* What is asked:
Extract the full listing verbatim and drop any pictures from your copy.

Records from a collection:
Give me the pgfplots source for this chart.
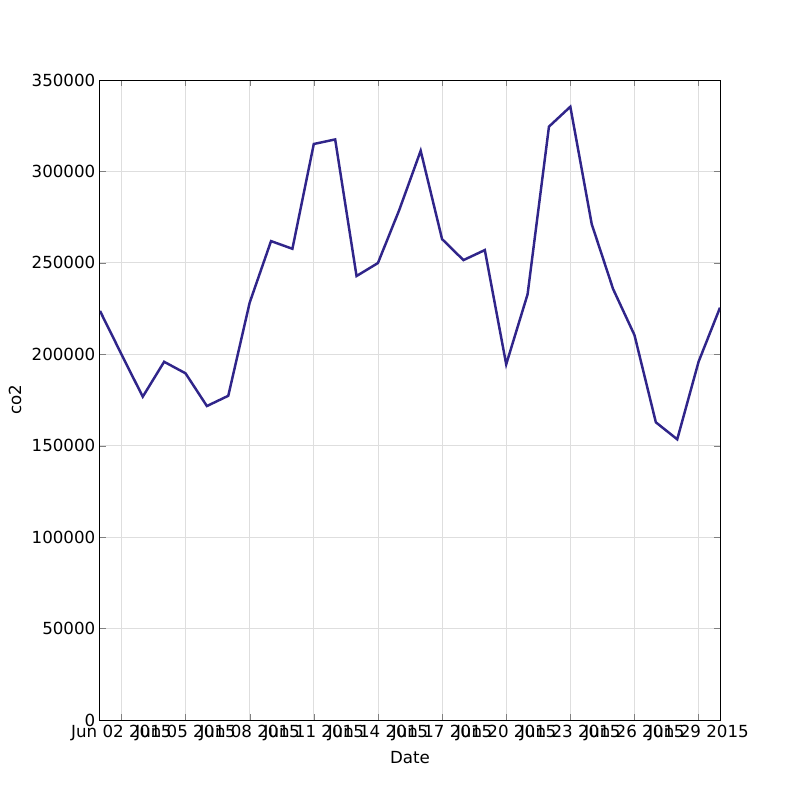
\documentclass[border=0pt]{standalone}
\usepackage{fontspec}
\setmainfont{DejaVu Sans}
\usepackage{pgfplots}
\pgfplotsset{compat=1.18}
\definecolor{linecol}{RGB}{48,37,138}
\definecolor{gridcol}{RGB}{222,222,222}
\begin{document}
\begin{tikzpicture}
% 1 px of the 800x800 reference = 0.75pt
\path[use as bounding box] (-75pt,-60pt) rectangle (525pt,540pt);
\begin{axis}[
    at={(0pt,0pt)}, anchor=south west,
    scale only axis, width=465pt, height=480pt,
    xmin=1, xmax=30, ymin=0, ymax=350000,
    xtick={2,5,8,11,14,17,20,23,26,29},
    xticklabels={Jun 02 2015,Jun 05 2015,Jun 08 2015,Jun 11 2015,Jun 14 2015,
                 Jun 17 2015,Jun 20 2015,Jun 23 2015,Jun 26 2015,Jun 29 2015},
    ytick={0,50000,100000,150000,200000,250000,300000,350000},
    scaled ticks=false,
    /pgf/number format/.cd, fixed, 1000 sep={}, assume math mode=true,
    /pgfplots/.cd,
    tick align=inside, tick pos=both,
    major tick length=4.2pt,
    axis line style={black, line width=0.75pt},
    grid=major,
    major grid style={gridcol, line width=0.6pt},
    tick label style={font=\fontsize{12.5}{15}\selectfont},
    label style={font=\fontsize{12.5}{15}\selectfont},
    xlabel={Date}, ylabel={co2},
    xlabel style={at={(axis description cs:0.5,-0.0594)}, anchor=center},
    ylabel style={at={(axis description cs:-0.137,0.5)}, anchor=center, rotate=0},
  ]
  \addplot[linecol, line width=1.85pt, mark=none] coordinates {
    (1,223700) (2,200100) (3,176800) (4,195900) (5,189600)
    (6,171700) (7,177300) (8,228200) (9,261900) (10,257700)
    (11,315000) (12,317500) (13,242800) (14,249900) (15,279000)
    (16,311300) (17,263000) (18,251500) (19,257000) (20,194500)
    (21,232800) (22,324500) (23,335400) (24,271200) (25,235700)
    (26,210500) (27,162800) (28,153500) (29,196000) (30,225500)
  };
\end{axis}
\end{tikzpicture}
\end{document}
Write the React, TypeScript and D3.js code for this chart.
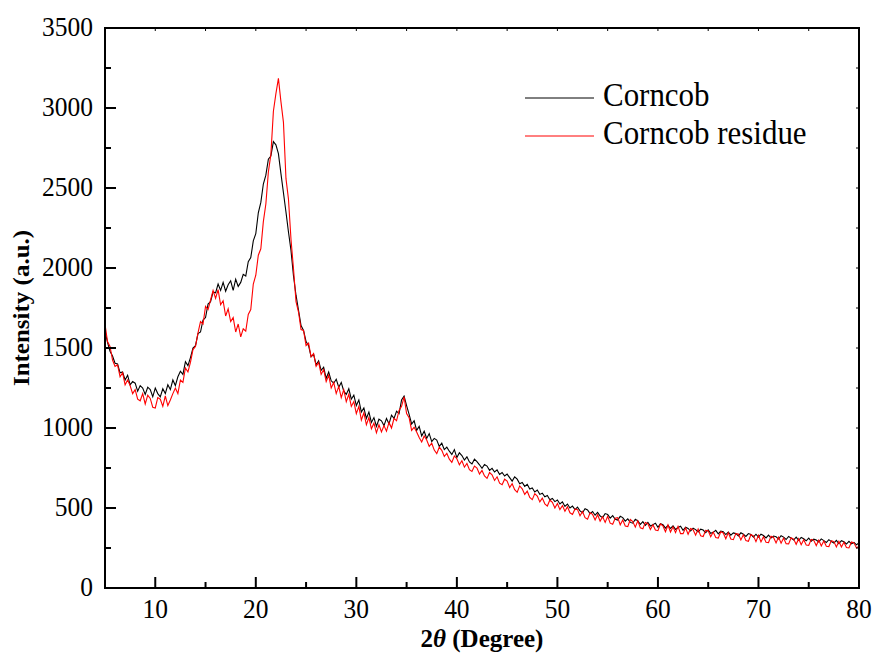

* Result:
Give me the pgfplots source for this chart.
\documentclass[border=0pt]{standalone}
\usepackage{fontspec}
\setmainfont{DejaVu Sans}
\usepackage{pgfplots}
\pgfplotsset{compat=1.18}
\definecolor{linecol}{RGB}{48,37,138}
\definecolor{gridcol}{RGB}{222,222,222}
\begin{document}
\begin{tikzpicture}
% 1 px of the 800x800 reference = 0.75pt
\path[use as bounding box] (-75pt,-60pt) rectangle (525pt,540pt);
\begin{axis}[
    at={(0pt,0pt)}, anchor=south west,
    scale only axis, width=465pt, height=480pt,
    xmin=1, xmax=30, ymin=0, ymax=350000,
    xtick={2,5,8,11,14,17,20,23,26,29},
    xticklabels={Jun 02 2015,Jun 05 2015,Jun 08 2015,Jun 11 2015,Jun 14 2015,
                 Jun 17 2015,Jun 20 2015,Jun 23 2015,Jun 26 2015,Jun 29 2015},
    ytick={0,50000,100000,150000,200000,250000,300000,350000},
    scaled ticks=false,
    /pgf/number format/.cd, fixed, 1000 sep={}, assume math mode=true,
    /pgfplots/.cd,
    tick align=inside, tick pos=both,
    major tick length=4.2pt,
    axis line style={black, line width=0.75pt},
    grid=major,
    major grid style={gridcol, line width=0.6pt},
    tick label style={font=\fontsize{12.5}{15}\selectfont},
    label style={font=\fontsize{12.5}{15}\selectfont},
    xlabel={Date}, ylabel={co2},
    xlabel style={at={(axis description cs:0.5,-0.0594)}, anchor=center},
    ylabel style={at={(axis description cs:-0.137,0.5)}, anchor=center, rotate=0},
  ]
  \addplot[linecol, line width=1.85pt, mark=none] coordinates {
    (1,223700) (2,200100) (3,176800) (4,195900) (5,189600)
    (6,171700) (7,177300) (8,228200) (9,261900) (10,257700)
    (11,315000) (12,317500) (13,242800) (14,249900) (15,279000)
    (16,311300) (17,263000) (18,251500) (19,257000) (20,194500)
    (21,232800) (22,324500) (23,335400) (24,271200) (25,235700)
    (26,210500) (27,162800) (28,153500) (29,196000) (30,225500)
  };
\end{axis}
\end{tikzpicture}
\end{document}
Write the React, TypeScript and D3.js code for this chart.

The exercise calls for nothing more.